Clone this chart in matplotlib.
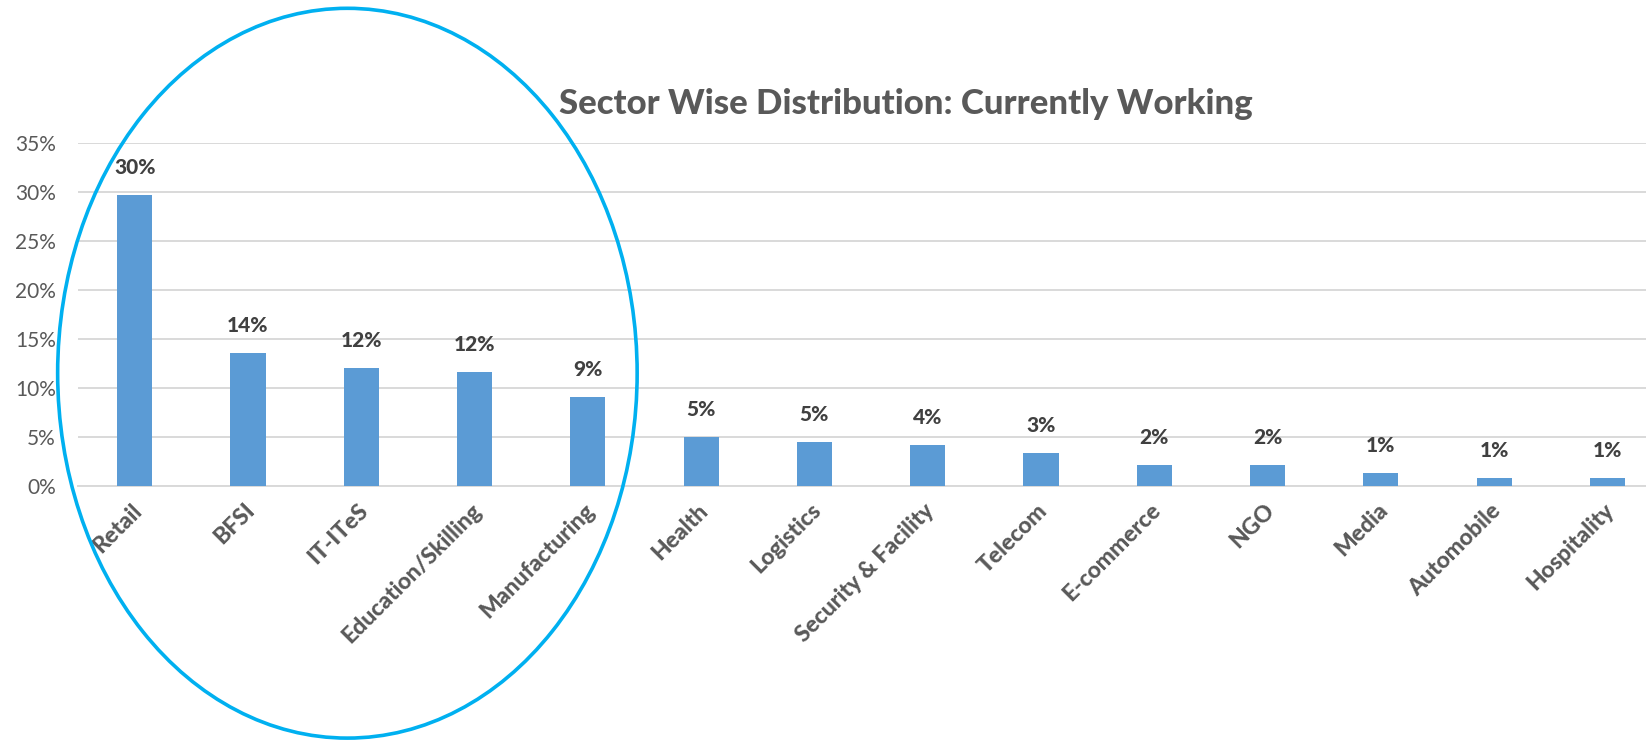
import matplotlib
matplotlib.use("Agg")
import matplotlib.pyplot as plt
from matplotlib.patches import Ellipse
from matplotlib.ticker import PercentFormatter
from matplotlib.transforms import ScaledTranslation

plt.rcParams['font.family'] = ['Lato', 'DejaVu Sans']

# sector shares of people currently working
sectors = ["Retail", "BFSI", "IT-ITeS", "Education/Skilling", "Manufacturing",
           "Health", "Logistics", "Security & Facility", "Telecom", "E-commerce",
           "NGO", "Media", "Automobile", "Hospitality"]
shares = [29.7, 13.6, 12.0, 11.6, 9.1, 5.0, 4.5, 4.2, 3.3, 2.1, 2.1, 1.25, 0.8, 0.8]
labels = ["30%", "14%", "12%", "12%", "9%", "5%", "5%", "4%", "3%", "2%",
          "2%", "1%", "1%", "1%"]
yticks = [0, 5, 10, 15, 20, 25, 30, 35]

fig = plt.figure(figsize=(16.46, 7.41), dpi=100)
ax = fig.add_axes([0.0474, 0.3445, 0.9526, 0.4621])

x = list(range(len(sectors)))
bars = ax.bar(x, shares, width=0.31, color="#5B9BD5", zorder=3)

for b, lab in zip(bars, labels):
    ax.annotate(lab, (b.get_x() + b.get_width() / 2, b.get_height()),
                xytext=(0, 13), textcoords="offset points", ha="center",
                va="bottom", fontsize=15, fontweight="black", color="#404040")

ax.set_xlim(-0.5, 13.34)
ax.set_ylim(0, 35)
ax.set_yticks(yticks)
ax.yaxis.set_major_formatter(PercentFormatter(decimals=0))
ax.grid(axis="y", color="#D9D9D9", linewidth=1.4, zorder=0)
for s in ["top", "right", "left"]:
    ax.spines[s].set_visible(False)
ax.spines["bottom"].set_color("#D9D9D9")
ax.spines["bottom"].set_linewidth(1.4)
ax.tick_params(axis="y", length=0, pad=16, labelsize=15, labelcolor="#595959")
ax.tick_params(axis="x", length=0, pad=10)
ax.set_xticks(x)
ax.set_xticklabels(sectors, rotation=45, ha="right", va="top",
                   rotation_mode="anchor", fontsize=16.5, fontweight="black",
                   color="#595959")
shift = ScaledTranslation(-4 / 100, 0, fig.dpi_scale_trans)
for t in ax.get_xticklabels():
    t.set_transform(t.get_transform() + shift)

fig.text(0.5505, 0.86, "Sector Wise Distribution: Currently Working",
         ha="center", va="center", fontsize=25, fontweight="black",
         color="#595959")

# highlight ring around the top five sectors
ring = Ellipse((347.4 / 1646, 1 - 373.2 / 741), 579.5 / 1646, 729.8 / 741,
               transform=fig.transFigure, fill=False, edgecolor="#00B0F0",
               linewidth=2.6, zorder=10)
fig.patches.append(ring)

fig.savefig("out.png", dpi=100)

Written instruction>
Of the lines in the data, how many contain the word "matplotlib"? Provide the number and nothing further.

Task result>
7